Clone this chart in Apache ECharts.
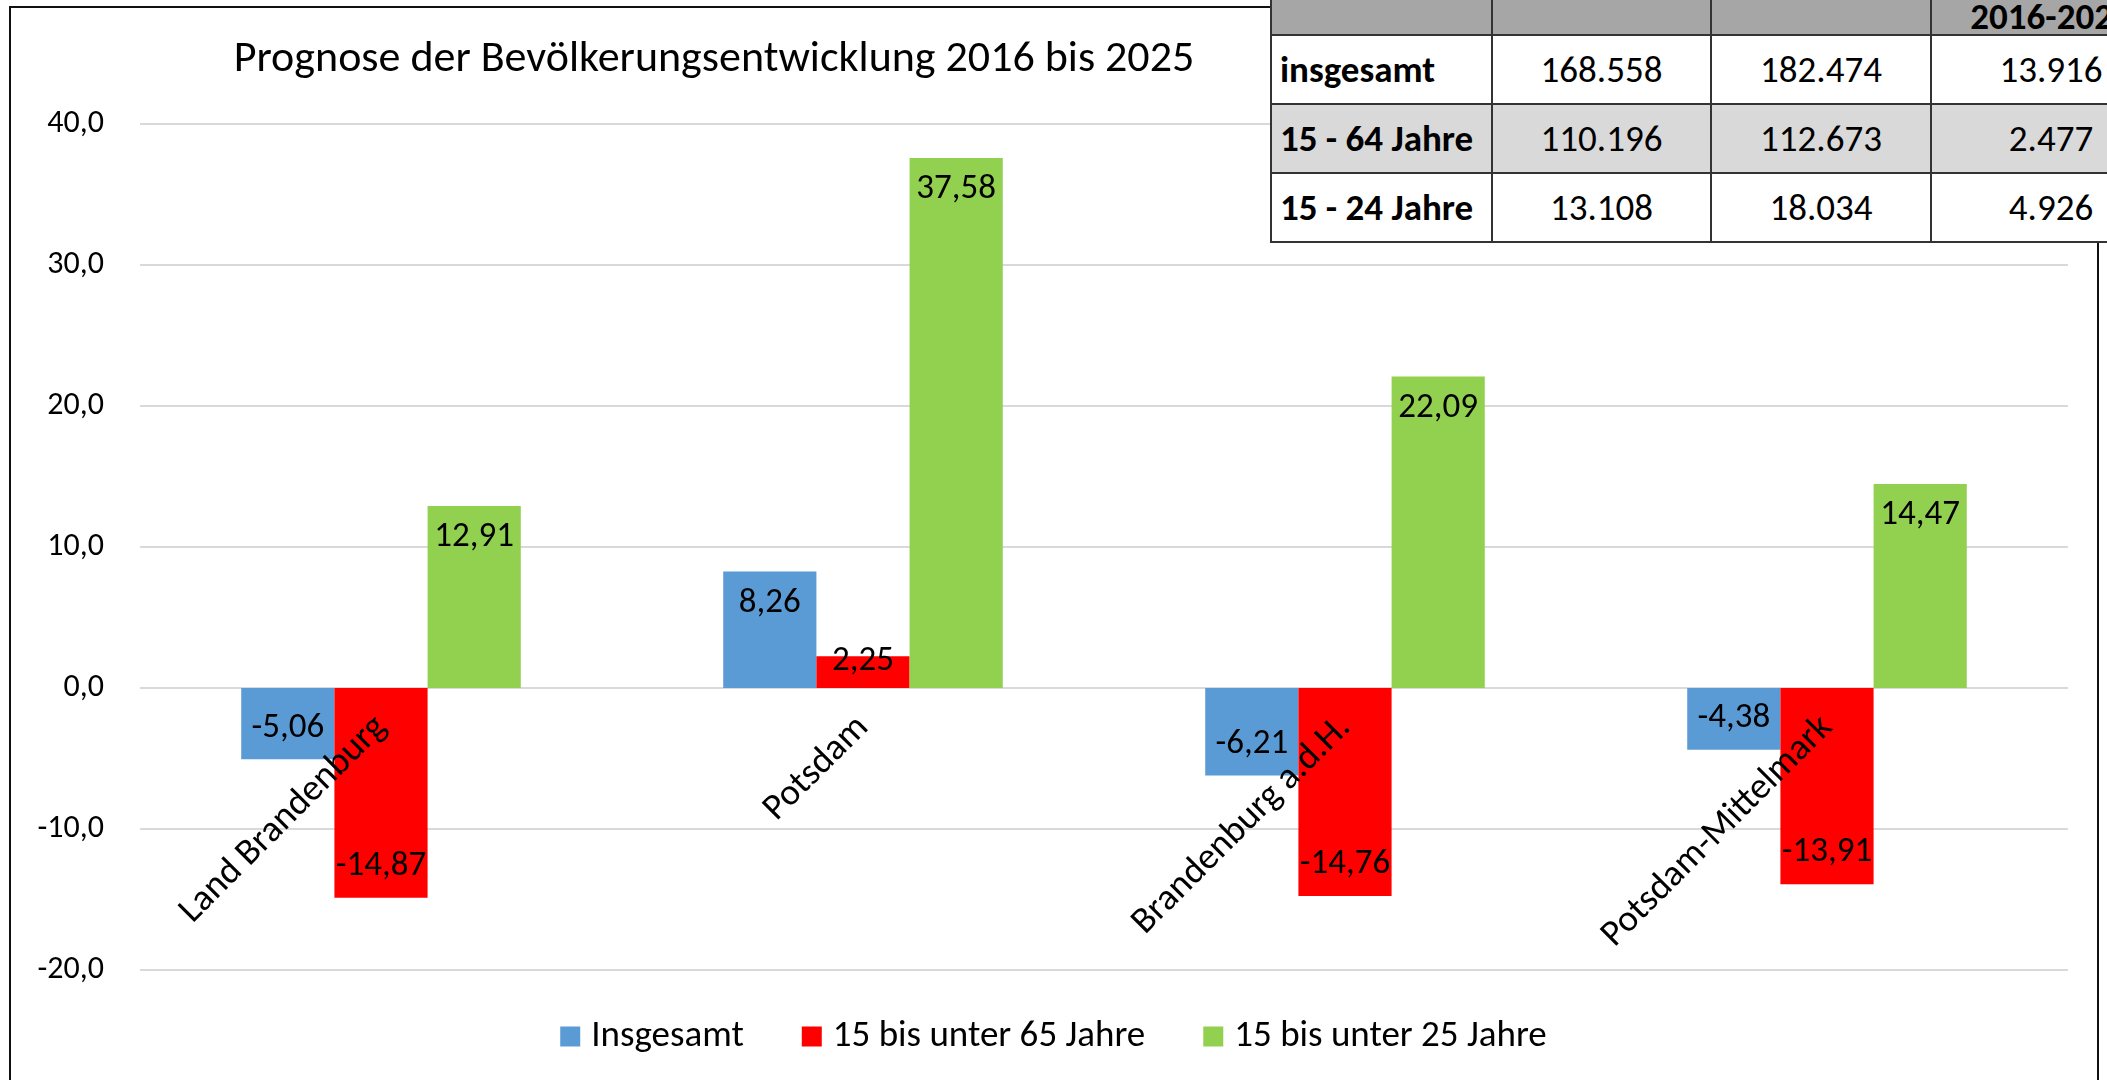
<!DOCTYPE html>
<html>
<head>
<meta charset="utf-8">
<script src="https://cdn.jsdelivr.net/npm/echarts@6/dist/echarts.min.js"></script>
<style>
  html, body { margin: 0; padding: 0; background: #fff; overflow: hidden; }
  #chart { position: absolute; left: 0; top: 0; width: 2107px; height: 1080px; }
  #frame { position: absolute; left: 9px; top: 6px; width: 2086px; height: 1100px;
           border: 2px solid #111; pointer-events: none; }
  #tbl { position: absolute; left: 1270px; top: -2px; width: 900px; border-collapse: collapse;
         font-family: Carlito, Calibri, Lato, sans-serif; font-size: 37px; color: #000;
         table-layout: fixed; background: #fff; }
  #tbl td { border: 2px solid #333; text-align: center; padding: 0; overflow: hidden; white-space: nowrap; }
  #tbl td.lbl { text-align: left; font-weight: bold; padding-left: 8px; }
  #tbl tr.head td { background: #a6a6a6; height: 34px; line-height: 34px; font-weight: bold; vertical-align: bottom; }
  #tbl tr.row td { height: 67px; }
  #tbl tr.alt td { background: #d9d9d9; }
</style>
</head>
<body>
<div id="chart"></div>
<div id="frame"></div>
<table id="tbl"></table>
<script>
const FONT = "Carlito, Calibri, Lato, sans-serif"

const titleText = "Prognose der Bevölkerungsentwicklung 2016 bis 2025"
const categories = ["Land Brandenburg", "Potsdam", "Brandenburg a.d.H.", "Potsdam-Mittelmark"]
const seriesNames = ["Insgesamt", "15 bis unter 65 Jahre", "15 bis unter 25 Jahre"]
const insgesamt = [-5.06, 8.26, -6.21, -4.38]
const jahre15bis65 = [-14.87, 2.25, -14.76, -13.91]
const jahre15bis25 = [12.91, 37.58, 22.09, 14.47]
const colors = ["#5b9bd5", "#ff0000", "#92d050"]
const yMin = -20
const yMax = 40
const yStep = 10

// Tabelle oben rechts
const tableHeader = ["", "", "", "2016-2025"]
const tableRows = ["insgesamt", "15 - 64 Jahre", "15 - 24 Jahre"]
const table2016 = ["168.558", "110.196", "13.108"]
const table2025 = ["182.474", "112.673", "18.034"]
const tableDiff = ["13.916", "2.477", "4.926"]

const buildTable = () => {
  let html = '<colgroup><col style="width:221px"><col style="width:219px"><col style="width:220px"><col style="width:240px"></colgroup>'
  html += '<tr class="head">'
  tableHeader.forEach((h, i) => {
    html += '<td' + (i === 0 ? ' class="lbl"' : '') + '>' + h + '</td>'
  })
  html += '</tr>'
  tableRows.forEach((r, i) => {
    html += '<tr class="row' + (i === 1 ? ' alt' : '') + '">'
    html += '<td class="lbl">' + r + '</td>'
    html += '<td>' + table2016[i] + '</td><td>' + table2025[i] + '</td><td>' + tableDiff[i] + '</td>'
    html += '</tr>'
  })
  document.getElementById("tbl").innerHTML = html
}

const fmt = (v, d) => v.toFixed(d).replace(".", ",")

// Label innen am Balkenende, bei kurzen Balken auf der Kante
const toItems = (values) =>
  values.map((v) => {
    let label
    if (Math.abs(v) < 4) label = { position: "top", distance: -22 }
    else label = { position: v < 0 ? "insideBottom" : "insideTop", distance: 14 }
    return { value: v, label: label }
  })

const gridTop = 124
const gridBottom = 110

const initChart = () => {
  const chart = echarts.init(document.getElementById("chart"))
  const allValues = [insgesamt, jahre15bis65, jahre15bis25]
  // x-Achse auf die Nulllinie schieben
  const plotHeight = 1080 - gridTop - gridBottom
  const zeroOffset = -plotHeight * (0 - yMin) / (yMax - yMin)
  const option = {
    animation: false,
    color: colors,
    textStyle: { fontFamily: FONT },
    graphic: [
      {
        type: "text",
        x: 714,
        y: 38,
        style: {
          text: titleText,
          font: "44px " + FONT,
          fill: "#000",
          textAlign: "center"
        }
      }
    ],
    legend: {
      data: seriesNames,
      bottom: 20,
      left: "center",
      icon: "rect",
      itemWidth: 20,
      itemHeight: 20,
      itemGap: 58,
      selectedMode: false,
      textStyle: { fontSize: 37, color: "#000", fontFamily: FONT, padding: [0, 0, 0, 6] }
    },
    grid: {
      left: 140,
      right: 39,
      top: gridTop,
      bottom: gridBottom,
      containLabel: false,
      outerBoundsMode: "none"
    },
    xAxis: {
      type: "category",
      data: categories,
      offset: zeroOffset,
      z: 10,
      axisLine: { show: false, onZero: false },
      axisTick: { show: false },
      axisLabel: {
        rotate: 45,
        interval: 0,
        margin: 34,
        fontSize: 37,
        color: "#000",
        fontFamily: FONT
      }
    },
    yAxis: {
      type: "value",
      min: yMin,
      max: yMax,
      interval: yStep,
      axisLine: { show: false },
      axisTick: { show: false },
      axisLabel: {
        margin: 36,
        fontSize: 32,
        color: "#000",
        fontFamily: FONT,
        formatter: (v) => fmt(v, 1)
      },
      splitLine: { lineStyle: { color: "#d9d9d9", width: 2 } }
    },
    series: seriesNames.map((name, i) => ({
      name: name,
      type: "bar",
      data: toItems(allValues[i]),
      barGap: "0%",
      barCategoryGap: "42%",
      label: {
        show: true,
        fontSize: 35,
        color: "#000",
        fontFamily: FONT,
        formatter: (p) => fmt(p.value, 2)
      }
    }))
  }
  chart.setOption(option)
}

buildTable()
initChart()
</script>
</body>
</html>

##########

▶ [Do this] Repeat the material above verbatim, with no pictures in the output.

▶ [Response to the task]
Clone this chart in Apache ECharts.
<!DOCTYPE html>
<html>
<head>
<meta charset="utf-8">
<script src="https://cdn.jsdelivr.net/npm/echarts@6/dist/echarts.min.js"></script>
<style>
  html, body { margin: 0; padding: 0; background: #fff; overflow: hidden; }
  #chart { position: absolute; left: 0; top: 0; width: 2107px; height: 1080px; }
  #frame { position: absolute; left: 9px; top: 6px; width: 2086px; height: 1100px;
           border: 2px solid #111; pointer-events: none; }
  #tbl { position: absolute; left: 1270px; top: -2px; width: 900px; border-collapse: collapse;
         font-family: Carlito, Calibri, Lato, sans-serif; font-size: 37px; color: #000;
         table-layout: fixed; background: #fff; }
  #tbl td { border: 2px solid #333; text-align: center; padding: 0; overflow: hidden; white-space: nowrap; }
  #tbl td.lbl { text-align: left; font-weight: bold; padding-left: 8px; }
  #tbl tr.head td { background: #a6a6a6; height: 34px; line-height: 34px; font-weight: bold; vertical-align: bottom; }
  #tbl tr.row td { height: 67px; }
  #tbl tr.alt td { background: #d9d9d9; }
</style>
</head>
<body>
<div id="chart"></div>
<div id="frame"></div>
<table id="tbl"></table>
<script>
const FONT = "Carlito, Calibri, Lato, sans-serif"

const titleText = "Prognose der Bevölkerungsentwicklung 2016 bis 2025"
const categories = ["Land Brandenburg", "Potsdam", "Brandenburg a.d.H.", "Potsdam-Mittelmark"]
const seriesNames = ["Insgesamt", "15 bis unter 65 Jahre", "15 bis unter 25 Jahre"]
const insgesamt = [-5.06, 8.26, -6.21, -4.38]
const jahre15bis65 = [-14.87, 2.25, -14.76, -13.91]
const jahre15bis25 = [12.91, 37.58, 22.09, 14.47]
const colors = ["#5b9bd5", "#ff0000", "#92d050"]
const yMin = -20
const yMax = 40
const yStep = 10

// Tabelle oben rechts
const tableHeader = ["", "", "", "2016-2025"]
const tableRows = ["insgesamt", "15 - 64 Jahre", "15 - 24 Jahre"]
const table2016 = ["168.558", "110.196", "13.108"]
const table2025 = ["182.474", "112.673", "18.034"]
const tableDiff = ["13.916", "2.477", "4.926"]

const buildTable = () => {
  let html = '<colgroup><col style="width:221px"><col style="width:219px"><col style="width:220px"><col style="width:240px"></colgroup>'
  html += '<tr class="head">'
  tableHeader.forEach((h, i) => {
    html += '<td' + (i === 0 ? ' class="lbl"' : '') + '>' + h + '</td>'
  })
  html += '</tr>'
  tableRows.forEach((r, i) => {
    html += '<tr class="row' + (i === 1 ? ' alt' : '') + '">'
    html += '<td class="lbl">' + r + '</td>'
    html += '<td>' + table2016[i] + '</td><td>' + table2025[i] + '</td><td>' + tableDiff[i] + '</td>'
    html += '</tr>'
  })
  document.getElementById("tbl").innerHTML = html
}

const fmt = (v, d) => v.toFixed(d).replace(".", ",")

// Label innen am Balkenende, bei kurzen Balken auf der Kante
const toItems = (values) =>
  values.map((v) => {
    let label
    if (Math.abs(v) < 4) label = { position: "top", distance: -22 }
    else label = { position: v < 0 ? "insideBottom" : "insideTop", distance: 14 }
    return { value: v, label: label }
  })

const gridTop = 124
const gridBottom = 110

const initChart = () => {
  const chart = echarts.init(document.getElementById("chart"))
  const allValues = [insgesamt, jahre15bis65, jahre15bis25]
  // x-Achse auf die Nulllinie schieben
  const plotHeight = 1080 - gridTop - gridBottom
  const zeroOffset = -plotHeight * (0 - yMin) / (yMax - yMin)
  const option = {
    animation: false,
    color: colors,
    textStyle: { fontFamily: FONT },
    graphic: [
      {
        type: "text",
        x: 714,
        y: 38,
        style: {
          text: titleText,
          font: "44px " + FONT,
          fill: "#000",
          textAlign: "center"
        }
      }
    ],
    legend: {
      data: seriesNames,
      bottom: 20,
      left: "center",
      icon: "rect",
      itemWidth: 20,
      itemHeight: 20,
      itemGap: 58,
      selectedMode: false,
      textStyle: { fontSize: 37, color: "#000", fontFamily: FONT, padding: [0, 0, 0, 6] }
    },
    grid: {
      left: 140,
      right: 39,
      top: gridTop,
      bottom: gridBottom,
      containLabel: false,
      outerBoundsMode: "none"
    },
    xAxis: {
      type: "category",
      data: categories,
      offset: zeroOffset,
      z: 10,
      axisLine: { show: false, onZero: false },
      axisTick: { show: false },
      axisLabel: {
        rotate: 45,
        interval: 0,
        margin: 34,
        fontSize: 37,
        color: "#000",
        fontFamily: FONT
      }
    },
    yAxis: {
      type: "value",
      min: yMin,
      max: yMax,
      interval: yStep,
      axisLine: { show: false },
      axisTick: { show: false },
      axisLabel: {
        margin: 36,
        fontSize: 32,
        color: "#000",
        fontFamily: FONT,
        formatter: (v) => fmt(v, 1)
      },
      splitLine: { lineStyle: { color: "#d9d9d9", width: 2 } }
    },
    series: seriesNames.map((name, i) => ({
      name: name,
      type: "bar",
      data: toItems(allValues[i]),
      barGap: "0%",
      barCategoryGap: "42%",
      label: {
        show: true,
        fontSize: 35,
        color: "#000",
        fontFamily: FONT,
        formatter: (p) => fmt(p.value, 2)
      }
    }))
  }
  chart.setOption(option)
}

buildTable()
initChart()
</script>
</body>
</html>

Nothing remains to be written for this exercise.